Recent weeks have brought an accelerating drumbeat of warnings that the peace accord is breaking down. Garang’s successor as leader of southern Sudan has spoken of a return to war. Southern leaders complain repeatedly that their counterparts from the north, in the National Congress Party, renege on agreements and make key decisions behind their backs. On Thursday, Pagan Amum, secretary-general of the SPLM, announced that his party was pulling out of the unity government until key elements of the peace agreement were fully implemented. Meanwhile, both sides are expanding their armies, aiming -- for now -- to deter the other from initiating a war.

Few Sudanese doubt that a new war would be even more hideous than its predecessor. The south would try to secede; for President Bashir it would be a fight to the death. Millions of southern civilians now live in the north, including in and around the capital, Khartoum.

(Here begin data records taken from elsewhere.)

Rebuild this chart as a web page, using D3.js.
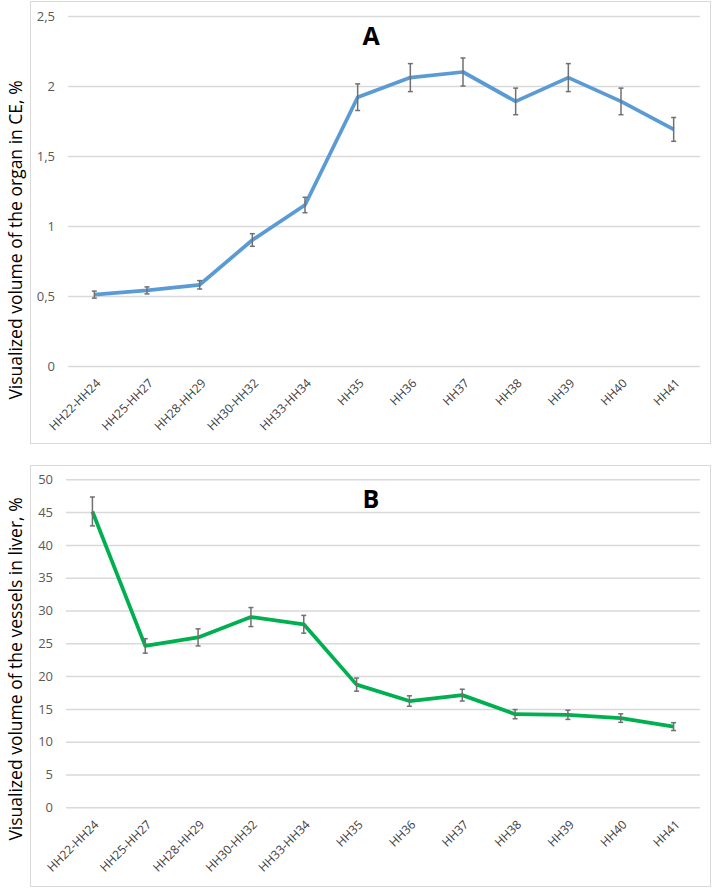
<!DOCTYPE html>
<html>
<head>
<meta charset="utf-8">
<script src="https://cdn.jsdelivr.net/npm/d3@7"></script>
<style>
  body { margin: 0; background: #fff; }
  svg { display: block; }
  text { font-family: "Open Sans", Lato, sans-serif; }
</style>
</head>
<body>
<svg id="chart" width="714" height="888"></svg>
<script>
// ---- Data ----
const categories = ["HH22-HH24","HH25-HH27","HH28-HH29","HH30-HH32","HH33-HH34","HH35","HH36","HH37","HH38","HH39","HH40","HH41"];

const organValues = [0.51, 0.54, 0.58, 0.90, 1.15, 1.92, 2.06, 2.10, 1.89, 2.06, 1.89, 1.69];
const organErrors = [0.025, 0.025, 0.03, 0.045, 0.055, 0.095, 0.10, 0.10, 0.095, 0.10, 0.095, 0.085];
const organTicks = [0, 0.5, 1, 1.5, 2, 2.5];
const organTickLabels = ["0", "0,5", "1", "1,5", "2", "2,5"];

const vesselValues = [45.1, 24.6, 25.9, 29.0, 27.9, 18.7, 16.2, 17.1, 14.2, 14.1, 13.6, 12.3];
const vesselErrors = [2.2, 1.1, 1.3, 1.45, 1.35, 1.0, 0.8, 0.9, 0.7, 0.7, 0.65, 0.6];
const vesselTicks = [0, 5, 10, 15, 20, 25, 30, 35, 40, 45, 50];
const vesselTickLabels = ["0", "5", "10", "15", "20", "25", "30", "35", "40", "45", "50"];

const svg = d3.select("#chart");

function panel(opts) {
  const g = svg.append("g");
  // frame
  g.append("rect")
    .attr("x", opts.box[0] + 0.5).attr("y", opts.box[1] + 0.5)
    .attr("width", opts.box[2]).attr("height", opts.box[3])
    .attr("fill", "#fff").attr("stroke", "#d9d9d9").attr("stroke-width", 1);

  const x = d3.scaleBand().domain(categories).range([opts.left, opts.right]);
  const y = d3.scaleLinear().domain([opts.ticks[0], opts.ticks[opts.ticks.length - 1]])
    .range([opts.bottom, opts.top]);

  // y axis with gridlines
  const yAxis = d3.axisLeft(y)
    .tickValues(opts.ticks)
    .tickSize(-(opts.right - opts.left))
    .tickPadding(opts.tickPad)
    .tickFormat((d, i) => opts.tickLabels[i]);
  const ya = g.append("g").attr("transform", `translate(${opts.left},0)`).call(yAxis);
  ya.select(".domain").remove();
  ya.selectAll(".tick line").attr("stroke", "#d9d9d9").attr("stroke-width", 1.5);
  ya.selectAll(".tick text").attr("fill", "#595959").attr("font-size", 13);

  // x axis labels
  const xAxis = d3.axisBottom(x).tickSize(0).tickPadding(0);
  const xa = g.append("g").attr("transform", `translate(0,${opts.bottom})`).call(xAxis);
  xa.select(".domain").remove();
  xa.selectAll(".tick text")
    .attr("fill", "#404040")
    .attr("font-size", 12)
    .attr("text-anchor", "end")
    .attr("dy", "0.35em")
    .attr("y", 0)
    .attr("transform", "translate(4,15) rotate(-45)");

  // line
  const cx = d => x(d) + x.bandwidth() / 2;
  const line = d3.line().x((d, i) => cx(categories[i])).y(d => y(d));
  g.append("path").datum(opts.values)
    .attr("d", line)
    .attr("fill", "none")
    .attr("stroke", opts.color)
    .attr("stroke-width", 3.75)
    .attr("stroke-linejoin", "round");

  // error bars
  const eb = g.append("g").attr("stroke", "#707070").attr("stroke-width", 1.5);
  opts.values.forEach((v, i) => {
    const xc = cx(categories[i]);
    const e = opts.errors[i];
    eb.append("line").attr("x1", xc).attr("x2", xc).attr("y1", y(v + e)).attr("y2", y(v - e));
    eb.append("line").attr("x1", xc - 2.5).attr("x2", xc + 2.5).attr("y1", y(v + e)).attr("y2", y(v + e));
    eb.append("line").attr("x1", xc - 2.5).attr("x2", xc + 2.5).attr("y1", y(v - e)).attr("y2", y(v - e));
  });

  // panel letter
  g.append("text")
    .attr("x", opts.letterPos[0]).attr("y", opts.letterPos[1])
    .attr("text-anchor", "middle")
    .attr("font-size", 25).attr("font-weight", "bold")
    .attr("fill", "#000")
    .text(opts.letter);

  // y axis title
  g.append("text")
    .attr("transform", `translate(${opts.titlePos[0]},${opts.titlePos[1]}) rotate(-90)`)
    .attr("text-anchor", "middle")
    .attr("font-size", 17.5)
    .attr("fill", "#000")
    .text(opts.yTitle);
}

panel({
  box: [30, 1, 680, 442],
  left: 68, right: 700, top: 16, bottom: 366,
  tickPad: 13,
  ticks: organTicks, tickLabels: organTickLabels,
  values: organValues, errors: organErrors,
  color: "#5b9bd5",
  letter: "A", letterPos: [371, 45],
  titlePos: [22, 240],
  yTitle: "Visualized volume of the organ in CE, %"
});

panel({
  box: [30, 465, 680, 421],
  left: 66, right: 700, top: 479.3, bottom: 807.3,
  tickPad: 13,
  ticks: vesselTicks, tickLabels: vesselTickLabels,
  values: vesselValues, errors: vesselErrors,
  color: "#00b050",
  letter: "B", letterPos: [371, 508],
  titlePos: [22, 669],
  yTitle: "Visualized volume of the vessels in liver, %"
});
</script>
</body>
</html>
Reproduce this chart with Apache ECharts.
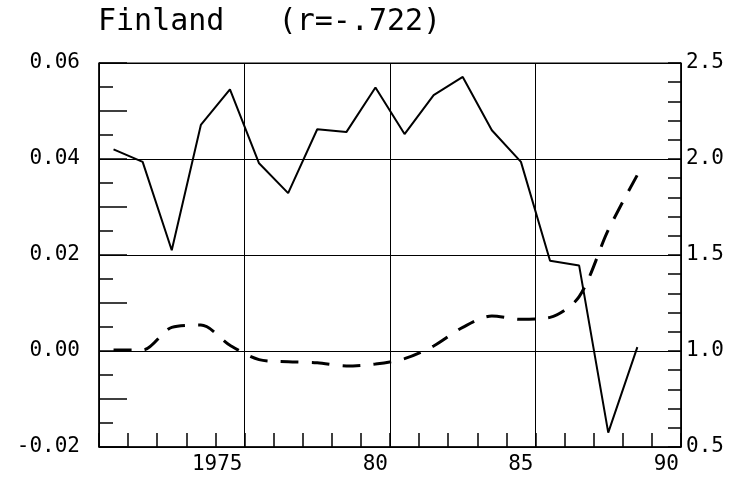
<!DOCTYPE html>
<html>
<head>
<meta charset="utf-8">
<script src="https://cdn.jsdelivr.net/npm/echarts@6/dist/echarts.min.js"></script>
<style>
  html, body { margin: 0; padding: 0; background: #fff; }
  #chart { width: 732px; height: 480px; }
</style>
</head>
<body>
<div id="chart"></div>
<script>
// annual observations, plotted at mid-year
const years = [1970, 1971, 1972, 1973, 1974, 1975, 1976, 1977, 1978, 1979,
  1980, 1981, 1982, 1983, 1984, 1985, 1986, 1987, 1988]
// solid line, left axis
const leftSeries = [0.0420, 0.0394, 0.0210, 0.0471, 0.0545, 0.0391, 0.0329, 0.0462, 0.0456, 0.0549,
  0.0452, 0.0533, 0.0571, 0.0460, 0.0394, 0.0188, 0.0178, -0.0170, 0.0008]
// dashed line, right axis
const rightSeries = [1.005, 1.005, 1.123, 1.135, 1.030, 0.955, 0.944, 0.939, 0.922, 0.932,
  0.960, 1.026, 1.123, 1.182, 1.165, 1.175, 1.283, 1.630, 1.917]
// x tick labels
const xTickValues = [1975, 1980, 1985, 1990]
const xTickLabels = ['1975', '80', '85', '90']

const titleText = 'Finland   (r=-.722)'
const mono = 'DejaVu Sans Mono'

const chart = echarts.init(document.getElementById('chart'))

const labelStyle = { color: '#000', fontFamily: mono, fontSize: 21 }
const tickLine = { color: '#000', width: 1.5 }

chart.setOption({
  animation: false,
  title: {
    text: titleText,
    left: 93,
    top: 2,
    textStyle: { fontFamily: mono, fontSize: 30, fontWeight: 'normal', color: '#000' }
  },
  grid: {
    left: 99, right: 51, top: 63, bottom: 33,
    show: true, borderColor: '#000', borderWidth: 1
  },
  xAxis: {
    type: 'value',
    min: 1970, max: 1990, interval: 5,
    axisLine: { show: true, onZero: false, lineStyle: { color: '#000', width: 1.5 } },
    axisTick: { show: true, inside: true, length: 14, lineStyle: tickLine },
    minorTick: { show: true, splitNumber: 5, length: 14, lineStyle: tickLine },
    splitLine: { show: true, lineStyle: { color: '#000', width: 1 } },
    axisLabel: {
      ...labelStyle,
      align: 'right',
      margin: 7,
      padding: [0, 2, 0, 0],
      formatter: v => {
        const i = xTickValues.indexOf(v)
        return i < 0 ? '' : xTickLabels[i]
      }
    }
  },
  yAxis: [
    {
      // half steps carry the long ticks; labels only every 0.02
      type: 'value', position: 'left',
      min: -0.02, max: 0.06, interval: 0.01,
      axisLine: { show: true, onZero: false, lineStyle: { color: '#000', width: 1.5 } },
      axisTick: { show: true, inside: true, length: 28, lineStyle: tickLine },
      minorTick: { show: true, splitNumber: 2, length: 14, lineStyle: tickLine },
      splitLine: { show: false },
      axisLabel: {
        ...labelStyle, margin: 19,
        formatter: v => (Math.round(v * 100) % 2 === 0 ? v.toFixed(2) : '')
      }
    },
    {
      type: 'value', position: 'right',
      min: 0.5, max: 2.5, interval: 0.5,
      axisLine: { show: true, onZero: false, lineStyle: { color: '#000', width: 1.5 } },
      axisTick: { show: true, inside: true, length: 13, lineStyle: tickLine },
      minorTick: { show: true, splitNumber: 5, length: 13, lineStyle: tickLine },
      splitLine: { show: true, lineStyle: { color: '#000', width: 1 } },
      axisLabel: { ...labelStyle, margin: 5, formatter: v => v.toFixed(1) }
    }
  ],
  series: [
    {
      type: 'line',
      yAxisIndex: 0,
      showSymbol: false,
      data: years.map((y, i) => [y + 0.5, leftSeries[i]]),
      lineStyle: { color: '#000', width: 2 },
      z: 5
    },
    {
      type: 'line',
      yAxisIndex: 1,
      showSymbol: false,
      smooth: 0.3,
      data: years.map((y, i) => [y + 0.5, rightSeries[i]]),
      lineStyle: { color: '#000', width: 3, type: [18, 13] },
      z: 5
    }
  ]
})
</script>
</body>
</html>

The SPLM has supporters and troops in other parts of the north as well, including the highly combustible Kordofan region. That area, next to Darfur, already is suffering a spillover of that war, and just last week the United Nations warned that violent conflict could erupt there. Potentially compounding disaster, a secessionist war probably would draw in Egypt on Khartoum’s side and other neighbors, such as Uganda, in support of the south, and ignite a conflagration throughout the Nile Valley.

The deepening political crisis also poisons the chances for any peaceful resolution of Darfur’s conflict. Why should Darfur’s rebels make a deal with a government that seems to be collapsing? If it does collapse, the war in Darfur will enter a new and more deadly phase.

The dream of democratic transformation in Sudan is ailing, but it is far from dead. So far, the north-south cease-fire is holding. But the 2005 peace accord urgently needs the full diplomatic strength of the Bush administration behind it -- especially if peace in Sudan is to be any part of the Bush legacy.